DATA EXTRACT:
:::::

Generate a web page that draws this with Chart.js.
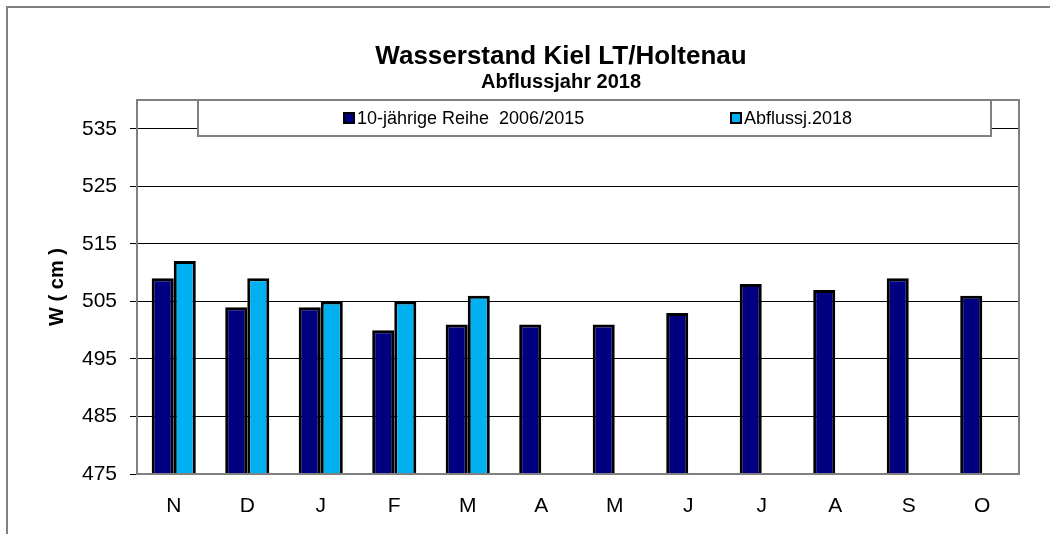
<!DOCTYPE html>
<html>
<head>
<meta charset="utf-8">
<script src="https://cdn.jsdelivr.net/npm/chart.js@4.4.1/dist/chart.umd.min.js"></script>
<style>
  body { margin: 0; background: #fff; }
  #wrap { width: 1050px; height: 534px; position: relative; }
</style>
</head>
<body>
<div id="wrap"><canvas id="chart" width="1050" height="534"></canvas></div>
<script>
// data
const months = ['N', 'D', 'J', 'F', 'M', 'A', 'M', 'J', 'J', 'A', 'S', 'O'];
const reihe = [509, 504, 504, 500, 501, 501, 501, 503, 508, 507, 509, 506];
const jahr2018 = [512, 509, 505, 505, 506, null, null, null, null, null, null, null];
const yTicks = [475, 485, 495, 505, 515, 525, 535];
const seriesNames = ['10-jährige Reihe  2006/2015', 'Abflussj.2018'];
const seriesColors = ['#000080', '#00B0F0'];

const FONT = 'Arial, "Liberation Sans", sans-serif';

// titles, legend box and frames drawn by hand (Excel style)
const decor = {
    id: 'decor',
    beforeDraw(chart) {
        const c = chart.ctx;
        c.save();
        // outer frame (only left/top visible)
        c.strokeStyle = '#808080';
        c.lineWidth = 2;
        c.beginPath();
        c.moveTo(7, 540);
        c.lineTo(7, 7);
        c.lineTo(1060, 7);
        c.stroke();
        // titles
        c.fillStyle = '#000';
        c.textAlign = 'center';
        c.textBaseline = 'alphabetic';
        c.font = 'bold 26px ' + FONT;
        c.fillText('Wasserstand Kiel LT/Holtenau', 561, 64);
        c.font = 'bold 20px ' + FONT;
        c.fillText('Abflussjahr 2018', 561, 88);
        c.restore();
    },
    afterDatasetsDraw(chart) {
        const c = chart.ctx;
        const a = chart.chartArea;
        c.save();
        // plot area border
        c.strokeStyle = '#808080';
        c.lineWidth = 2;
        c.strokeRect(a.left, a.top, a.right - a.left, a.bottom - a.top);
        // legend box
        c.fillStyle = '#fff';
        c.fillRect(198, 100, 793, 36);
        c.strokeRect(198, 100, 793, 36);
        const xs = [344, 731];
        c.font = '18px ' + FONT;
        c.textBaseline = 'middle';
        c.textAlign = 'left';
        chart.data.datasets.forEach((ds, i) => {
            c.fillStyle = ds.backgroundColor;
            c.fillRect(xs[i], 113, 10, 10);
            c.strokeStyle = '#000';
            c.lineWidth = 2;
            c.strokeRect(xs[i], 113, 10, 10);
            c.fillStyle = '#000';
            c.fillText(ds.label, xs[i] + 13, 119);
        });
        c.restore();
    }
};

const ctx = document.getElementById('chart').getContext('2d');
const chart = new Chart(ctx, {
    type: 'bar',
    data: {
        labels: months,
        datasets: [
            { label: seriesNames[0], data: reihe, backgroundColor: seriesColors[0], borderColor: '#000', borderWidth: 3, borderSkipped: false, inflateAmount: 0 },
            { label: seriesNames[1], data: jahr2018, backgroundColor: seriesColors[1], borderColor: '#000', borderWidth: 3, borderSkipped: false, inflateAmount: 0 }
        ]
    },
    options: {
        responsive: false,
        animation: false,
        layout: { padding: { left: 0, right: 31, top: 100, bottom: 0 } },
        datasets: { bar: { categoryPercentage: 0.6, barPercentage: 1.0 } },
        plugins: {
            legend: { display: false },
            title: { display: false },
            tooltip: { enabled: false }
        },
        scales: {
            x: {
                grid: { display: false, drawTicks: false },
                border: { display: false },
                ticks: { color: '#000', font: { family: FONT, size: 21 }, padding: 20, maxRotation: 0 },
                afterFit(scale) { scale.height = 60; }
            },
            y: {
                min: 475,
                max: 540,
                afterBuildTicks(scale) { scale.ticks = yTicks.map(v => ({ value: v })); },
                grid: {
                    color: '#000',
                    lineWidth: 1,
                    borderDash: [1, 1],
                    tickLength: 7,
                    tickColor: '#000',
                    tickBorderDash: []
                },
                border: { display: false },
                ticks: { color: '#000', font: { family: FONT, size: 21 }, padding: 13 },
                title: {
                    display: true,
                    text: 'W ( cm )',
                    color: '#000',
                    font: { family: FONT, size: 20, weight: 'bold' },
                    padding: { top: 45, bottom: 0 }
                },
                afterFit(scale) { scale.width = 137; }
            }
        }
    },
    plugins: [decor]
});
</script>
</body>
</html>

:::::

TASK PROMPT:
Leave out all pictures, then copy the remaining material exactly.

COMPLETED EXERCISE:
Generate a web page that draws this with Chart.js.
<!DOCTYPE html>
<html>
<head>
<meta charset="utf-8">
<script src="https://cdn.jsdelivr.net/npm/chart.js@4.4.1/dist/chart.umd.min.js"></script>
<style>
  body { margin: 0; background: #fff; }
  #wrap { width: 1050px; height: 534px; position: relative; }
</style>
</head>
<body>
<div id="wrap"><canvas id="chart" width="1050" height="534"></canvas></div>
<script>
// data
const months = ['N', 'D', 'J', 'F', 'M', 'A', 'M', 'J', 'J', 'A', 'S', 'O'];
const reihe = [509, 504, 504, 500, 501, 501, 501, 503, 508, 507, 509, 506];
const jahr2018 = [512, 509, 505, 505, 506, null, null, null, null, null, null, null];
const yTicks = [475, 485, 495, 505, 515, 525, 535];
const seriesNames = ['10-jährige Reihe  2006/2015', 'Abflussj.2018'];
const seriesColors = ['#000080', '#00B0F0'];

const FONT = 'Arial, "Liberation Sans", sans-serif';

// titles, legend box and frames drawn by hand (Excel style)
const decor = {
    id: 'decor',
    beforeDraw(chart) {
        const c = chart.ctx;
        c.save();
        // outer frame (only left/top visible)
        c.strokeStyle = '#808080';
        c.lineWidth = 2;
        c.beginPath();
        c.moveTo(7, 540);
        c.lineTo(7, 7);
        c.lineTo(1060, 7);
        c.stroke();
        // titles
        c.fillStyle = '#000';
        c.textAlign = 'center';
        c.textBaseline = 'alphabetic';
        c.font = 'bold 26px ' + FONT;
        c.fillText('Wasserstand Kiel LT/Holtenau', 561, 64);
        c.font = 'bold 20px ' + FONT;
        c.fillText('Abflussjahr 2018', 561, 88);
        c.restore();
    },
    afterDatasetsDraw(chart) {
        const c = chart.ctx;
        const a = chart.chartArea;
        c.save();
        // plot area border
        c.strokeStyle = '#808080';
        c.lineWidth = 2;
        c.strokeRect(a.left, a.top, a.right - a.left, a.bottom - a.top);
        // legend box
        c.fillStyle = '#fff';
        c.fillRect(198, 100, 793, 36);
        c.strokeRect(198, 100, 793, 36);
        const xs = [344, 731];
        c.font = '18px ' + FONT;
        c.textBaseline = 'middle';
        c.textAlign = 'left';
        chart.data.datasets.forEach((ds, i) => {
            c.fillStyle = ds.backgroundColor;
            c.fillRect(xs[i], 113, 10, 10);
            c.strokeStyle = '#000';
            c.lineWidth = 2;
            c.strokeRect(xs[i], 113, 10, 10);
            c.fillStyle = '#000';
            c.fillText(ds.label, xs[i] + 13, 119);
        });
        c.restore();
    }
};

const ctx = document.getElementById('chart').getContext('2d');
const chart = new Chart(ctx, {
    type: 'bar',
    data: {
        labels: months,
        datasets: [
            { label: seriesNames[0], data: reihe, backgroundColor: seriesColors[0], borderColor: '#000', borderWidth: 3, borderSkipped: false, inflateAmount: 0 },
            { label: seriesNames[1], data: jahr2018, backgroundColor: seriesColors[1], borderColor: '#000', borderWidth: 3, borderSkipped: false, inflateAmount: 0 }
        ]
    },
    options: {
        responsive: false,
        animation: false,
        layout: { padding: { left: 0, right: 31, top: 100, bottom: 0 } },
        datasets: { bar: { categoryPercentage: 0.6, barPercentage: 1.0 } },
        plugins: {
            legend: { display: false },
            title: { display: false },
            tooltip: { enabled: false }
        },
        scales: {
            x: {
                grid: { display: false, drawTicks: false },
                border: { display: false },
                ticks: { color: '#000', font: { family: FONT, size: 21 }, padding: 20, maxRotation: 0 },
                afterFit(scale) { scale.height = 60; }
            },
            y: {
                min: 475,
                max: 540,
                afterBuildTicks(scale) { scale.ticks = yTicks.map(v => ({ value: v })); },
                grid: {
                    color: '#000',
                    lineWidth: 1,
                    borderDash: [1, 1],
                    tickLength: 7,
                    tickColor: '#000',
                    tickBorderDash: []
                },
                border: { display: false },
                ticks: { color: '#000', font: { family: FONT, size: 21 }, padding: 13 },
                title: {
                    display: true,
                    text: 'W ( cm )',
                    color: '#000',
                    font: { family: FONT, size: 20, weight: 'bold' },
                    padding: { top: 45, bottom: 0 }
                },
                afterFit(scale) { scale.width = 137; }
            }
        }
    },
    plugins: [decor]
});
</script>
</body>
</html>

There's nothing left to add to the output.